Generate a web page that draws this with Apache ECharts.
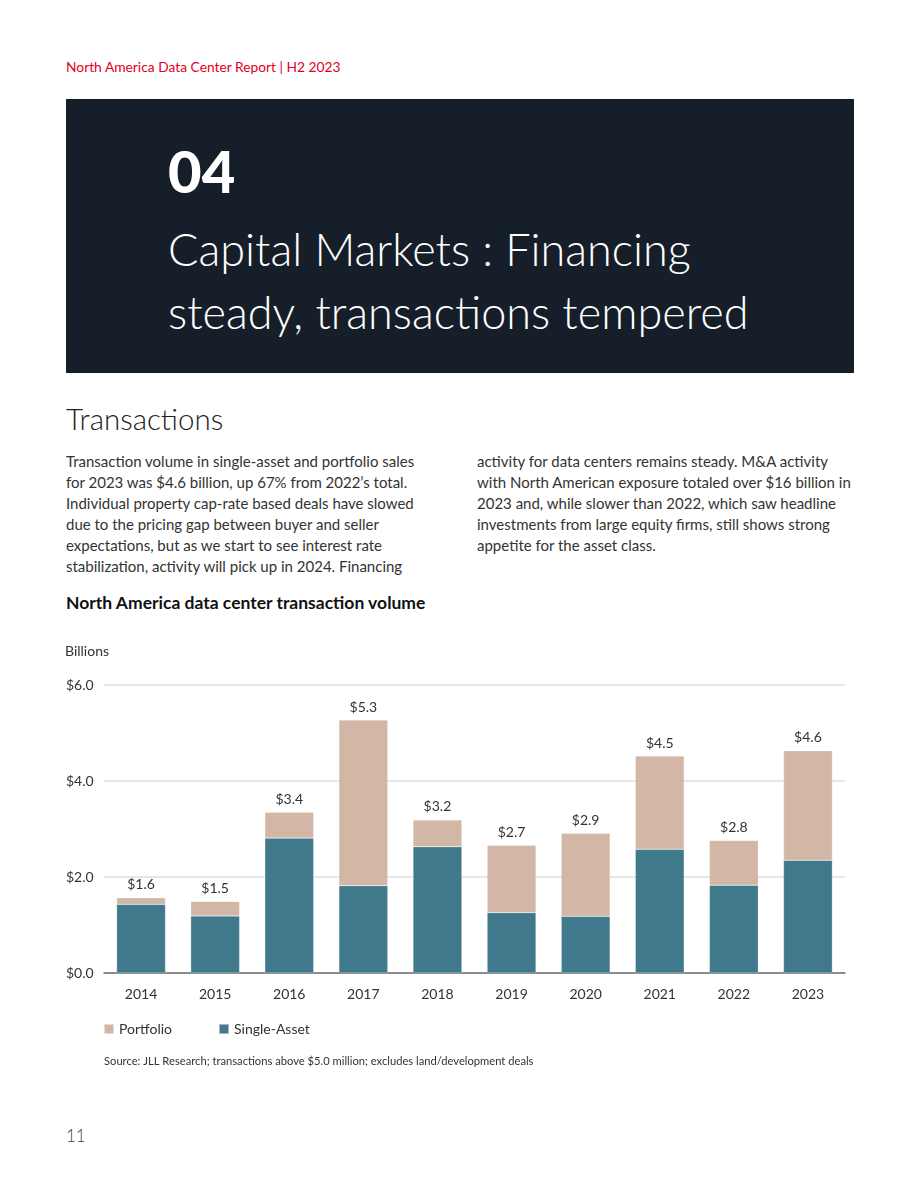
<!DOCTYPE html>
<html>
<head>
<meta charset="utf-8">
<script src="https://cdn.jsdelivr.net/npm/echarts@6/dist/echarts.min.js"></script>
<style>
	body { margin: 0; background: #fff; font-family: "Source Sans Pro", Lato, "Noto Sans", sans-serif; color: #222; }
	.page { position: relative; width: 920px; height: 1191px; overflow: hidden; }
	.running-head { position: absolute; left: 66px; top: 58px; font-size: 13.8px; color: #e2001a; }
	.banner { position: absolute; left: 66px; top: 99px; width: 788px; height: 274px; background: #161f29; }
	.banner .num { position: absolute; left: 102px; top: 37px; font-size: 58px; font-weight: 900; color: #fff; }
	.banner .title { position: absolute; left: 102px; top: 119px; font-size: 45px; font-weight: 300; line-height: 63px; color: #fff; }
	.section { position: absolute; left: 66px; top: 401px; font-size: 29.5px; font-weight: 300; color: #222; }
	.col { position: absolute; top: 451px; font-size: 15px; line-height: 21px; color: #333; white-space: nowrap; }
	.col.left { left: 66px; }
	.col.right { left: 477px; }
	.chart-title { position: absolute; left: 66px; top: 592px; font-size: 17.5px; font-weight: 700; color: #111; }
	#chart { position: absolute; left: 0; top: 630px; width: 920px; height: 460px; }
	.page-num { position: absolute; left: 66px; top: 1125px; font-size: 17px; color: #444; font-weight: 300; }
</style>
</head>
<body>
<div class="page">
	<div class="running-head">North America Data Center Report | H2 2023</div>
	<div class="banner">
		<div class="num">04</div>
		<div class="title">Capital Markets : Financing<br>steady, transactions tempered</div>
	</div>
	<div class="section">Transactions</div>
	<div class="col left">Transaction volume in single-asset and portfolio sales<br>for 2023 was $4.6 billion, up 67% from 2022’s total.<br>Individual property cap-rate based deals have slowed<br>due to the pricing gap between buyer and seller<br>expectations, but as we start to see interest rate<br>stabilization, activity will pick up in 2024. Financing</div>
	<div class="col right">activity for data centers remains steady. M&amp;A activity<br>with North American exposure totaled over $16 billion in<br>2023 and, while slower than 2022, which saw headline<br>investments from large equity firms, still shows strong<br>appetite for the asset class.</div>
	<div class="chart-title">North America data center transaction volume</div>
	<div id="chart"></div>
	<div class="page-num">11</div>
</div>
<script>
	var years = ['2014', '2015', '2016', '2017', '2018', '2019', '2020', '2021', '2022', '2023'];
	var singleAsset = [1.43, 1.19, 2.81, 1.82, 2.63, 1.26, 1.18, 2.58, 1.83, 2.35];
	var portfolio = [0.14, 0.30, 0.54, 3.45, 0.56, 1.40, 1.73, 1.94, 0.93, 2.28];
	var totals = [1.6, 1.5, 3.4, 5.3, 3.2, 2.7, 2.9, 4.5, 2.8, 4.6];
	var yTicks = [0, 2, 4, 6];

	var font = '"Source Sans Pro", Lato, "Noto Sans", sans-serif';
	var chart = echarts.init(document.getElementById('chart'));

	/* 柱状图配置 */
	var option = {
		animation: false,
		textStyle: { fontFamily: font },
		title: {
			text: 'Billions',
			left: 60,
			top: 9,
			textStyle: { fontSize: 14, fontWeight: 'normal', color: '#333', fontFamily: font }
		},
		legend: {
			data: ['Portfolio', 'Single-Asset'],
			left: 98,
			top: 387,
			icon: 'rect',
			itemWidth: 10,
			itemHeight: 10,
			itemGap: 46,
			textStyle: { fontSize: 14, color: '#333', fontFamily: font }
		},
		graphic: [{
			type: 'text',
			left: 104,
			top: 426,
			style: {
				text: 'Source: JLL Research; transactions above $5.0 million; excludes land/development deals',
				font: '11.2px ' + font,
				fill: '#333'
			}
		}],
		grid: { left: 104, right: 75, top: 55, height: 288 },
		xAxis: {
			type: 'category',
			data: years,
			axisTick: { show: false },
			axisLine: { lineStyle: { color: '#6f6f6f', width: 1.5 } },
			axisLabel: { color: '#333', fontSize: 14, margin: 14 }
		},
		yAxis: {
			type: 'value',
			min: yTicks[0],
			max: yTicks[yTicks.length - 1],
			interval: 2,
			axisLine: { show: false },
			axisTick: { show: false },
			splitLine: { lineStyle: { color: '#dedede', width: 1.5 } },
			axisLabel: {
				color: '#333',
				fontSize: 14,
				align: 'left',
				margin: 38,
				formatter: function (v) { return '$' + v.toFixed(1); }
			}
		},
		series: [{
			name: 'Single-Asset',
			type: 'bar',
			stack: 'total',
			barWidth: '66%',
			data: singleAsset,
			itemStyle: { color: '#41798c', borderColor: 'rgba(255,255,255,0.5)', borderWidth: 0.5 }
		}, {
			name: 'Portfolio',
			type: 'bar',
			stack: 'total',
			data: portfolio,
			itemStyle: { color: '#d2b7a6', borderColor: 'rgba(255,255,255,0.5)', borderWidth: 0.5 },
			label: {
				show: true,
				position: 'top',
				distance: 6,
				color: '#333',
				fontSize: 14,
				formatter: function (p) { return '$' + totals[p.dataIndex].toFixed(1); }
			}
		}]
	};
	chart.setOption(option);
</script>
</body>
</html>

• • • •

### PROMPT
Your task is an exact transcription of all the data, minus the pictures.

### FINISHED ANSWER
Generate a web page that draws this with Apache ECharts.
<!DOCTYPE html>
<html>
<head>
<meta charset="utf-8">
<script src="https://cdn.jsdelivr.net/npm/echarts@6/dist/echarts.min.js"></script>
<style>
	body { margin: 0; background: #fff; font-family: "Source Sans Pro", Lato, "Noto Sans", sans-serif; color: #222; }
	.page { position: relative; width: 920px; height: 1191px; overflow: hidden; }
	.running-head { position: absolute; left: 66px; top: 58px; font-size: 13.8px; color: #e2001a; }
	.banner { position: absolute; left: 66px; top: 99px; width: 788px; height: 274px; background: #161f29; }
	.banner .num { position: absolute; left: 102px; top: 37px; font-size: 58px; font-weight: 900; color: #fff; }
	.banner .title { position: absolute; left: 102px; top: 119px; font-size: 45px; font-weight: 300; line-height: 63px; color: #fff; }
	.section { position: absolute; left: 66px; top: 401px; font-size: 29.5px; font-weight: 300; color: #222; }
	.col { position: absolute; top: 451px; font-size: 15px; line-height: 21px; color: #333; white-space: nowrap; }
	.col.left { left: 66px; }
	.col.right { left: 477px; }
	.chart-title { position: absolute; left: 66px; top: 592px; font-size: 17.5px; font-weight: 700; color: #111; }
	#chart { position: absolute; left: 0; top: 630px; width: 920px; height: 460px; }
	.page-num { position: absolute; left: 66px; top: 1125px; font-size: 17px; color: #444; font-weight: 300; }
</style>
</head>
<body>
<div class="page">
	<div class="running-head">North America Data Center Report | H2 2023</div>
	<div class="banner">
		<div class="num">04</div>
		<div class="title">Capital Markets : Financing<br>steady, transactions tempered</div>
	</div>
	<div class="section">Transactions</div>
	<div class="col left">Transaction volume in single-asset and portfolio sales<br>for 2023 was $4.6 billion, up 67% from 2022’s total.<br>Individual property cap-rate based deals have slowed<br>due to the pricing gap between buyer and seller<br>expectations, but as we start to see interest rate<br>stabilization, activity will pick up in 2024. Financing</div>
	<div class="col right">activity for data centers remains steady. M&amp;A activity<br>with North American exposure totaled over $16 billion in<br>2023 and, while slower than 2022, which saw headline<br>investments from large equity firms, still shows strong<br>appetite for the asset class.</div>
	<div class="chart-title">North America data center transaction volume</div>
	<div id="chart"></div>
	<div class="page-num">11</div>
</div>
<script>
	var years = ['2014', '2015', '2016', '2017', '2018', '2019', '2020', '2021', '2022', '2023'];
	var singleAsset = [1.43, 1.19, 2.81, 1.82, 2.63, 1.26, 1.18, 2.58, 1.83, 2.35];
	var portfolio = [0.14, 0.30, 0.54, 3.45, 0.56, 1.40, 1.73, 1.94, 0.93, 2.28];
	var totals = [1.6, 1.5, 3.4, 5.3, 3.2, 2.7, 2.9, 4.5, 2.8, 4.6];
	var yTicks = [0, 2, 4, 6];

	var font = '"Source Sans Pro", Lato, "Noto Sans", sans-serif';
	var chart = echarts.init(document.getElementById('chart'));

	/* 柱状图配置 */
	var option = {
		animation: false,
		textStyle: { fontFamily: font },
		title: {
			text: 'Billions',
			left: 60,
			top: 9,
			textStyle: { fontSize: 14, fontWeight: 'normal', color: '#333', fontFamily: font }
		},
		legend: {
			data: ['Portfolio', 'Single-Asset'],
			left: 98,
			top: 387,
			icon: 'rect',
			itemWidth: 10,
			itemHeight: 10,
			itemGap: 46,
			textStyle: { fontSize: 14, color: '#333', fontFamily: font }
		},
		graphic: [{
			type: 'text',
			left: 104,
			top: 426,
			style: {
				text: 'Source: JLL Research; transactions above $5.0 million; excludes land/development deals',
				font: '11.2px ' + font,
				fill: '#333'
			}
		}],
		grid: { left: 104, right: 75, top: 55, height: 288 },
		xAxis: {
			type: 'category',
			data: years,
			axisTick: { show: false },
			axisLine: { lineStyle: { color: '#6f6f6f', width: 1.5 } },
			axisLabel: { color: '#333', fontSize: 14, margin: 14 }
		},
		yAxis: {
			type: 'value',
			min: yTicks[0],
			max: yTicks[yTicks.length - 1],
			interval: 2,
			axisLine: { show: false },
			axisTick: { show: false },
			splitLine: { lineStyle: { color: '#dedede', width: 1.5 } },
			axisLabel: {
				color: '#333',
				fontSize: 14,
				align: 'left',
				margin: 38,
				formatter: function (v) { return '$' + v.toFixed(1); }
			}
		},
		series: [{
			name: 'Single-Asset',
			type: 'bar',
			stack: 'total',
			barWidth: '66%',
			data: singleAsset,
			itemStyle: { color: '#41798c', borderColor: 'rgba(255,255,255,0.5)', borderWidth: 0.5 }
		}, {
			name: 'Portfolio',
			type: 'bar',
			stack: 'total',
			data: portfolio,
			itemStyle: { color: '#d2b7a6', borderColor: 'rgba(255,255,255,0.5)', borderWidth: 0.5 },
			label: {
				show: true,
				position: 'top',
				distance: 6,
				color: '#333',
				fontSize: 14,
				formatter: function (p) { return '$' + totals[p.dataIndex].toFixed(1); }
			}
		}]
	};
	chart.setOption(option);
</script>
</body>
</html>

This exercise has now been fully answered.